The agency had found that Garcia's individual copyright for her performance was "contrary to the Copyright Act and to the office's 'longstanding practices,'" Google said.

"As the copyright office has now explained, federal law provides that 'dramatic performances in motion pictures' are 'part of the integrated work- the motion picture," Google's petition states.

In the ensuing months, supports of Google hit the appellate court with a deluge of friend-of-the-court briefs.

Attorneys for Los Angeles Times Communications, The E.W. Scripps Company, The Washington Post, National Public Radio and other media companies argued that the panel majority had "expansively interpreted copyright law to provide a remedy to an undeniably sympathetic plaintiff, without considering the important First Amendment interests implicated by its decision."

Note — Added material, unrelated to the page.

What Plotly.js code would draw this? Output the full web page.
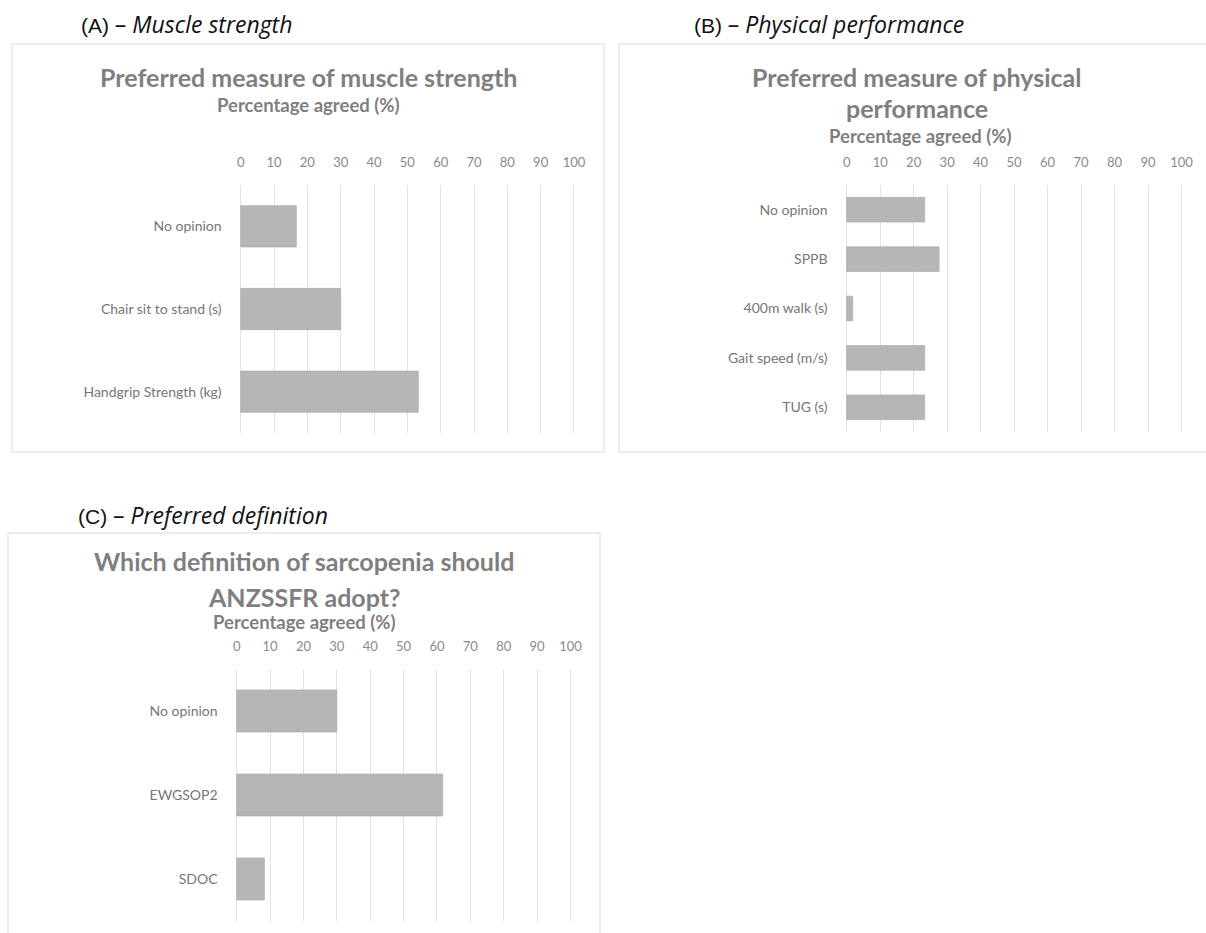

"By ordering the immediate suppression of a controversial video that has been the subject of widespread discussion over the last two years, based on the alleged copyright interest of one performer who appears in a few seconds of the film, the panel's decision poses serious risk to news organizations that extend far beyond this case," the media companies argued.

A group of intellectual property professors argued in their brief that the panel majority had "misinterpret[ed] a foundational element of the copyright law: the baseline requirements for copyrightability."

The scholars said that the ruling, if allowed to stand, would "create significant practical difficulties for firms and individuals producing the creative works that copyright is intended to incentivize."

As is the norm, the appellate court did not comment in agreeing to reconsider the case before an 11-judge panel of judges. The previous ruling can no longer be cited as precedent.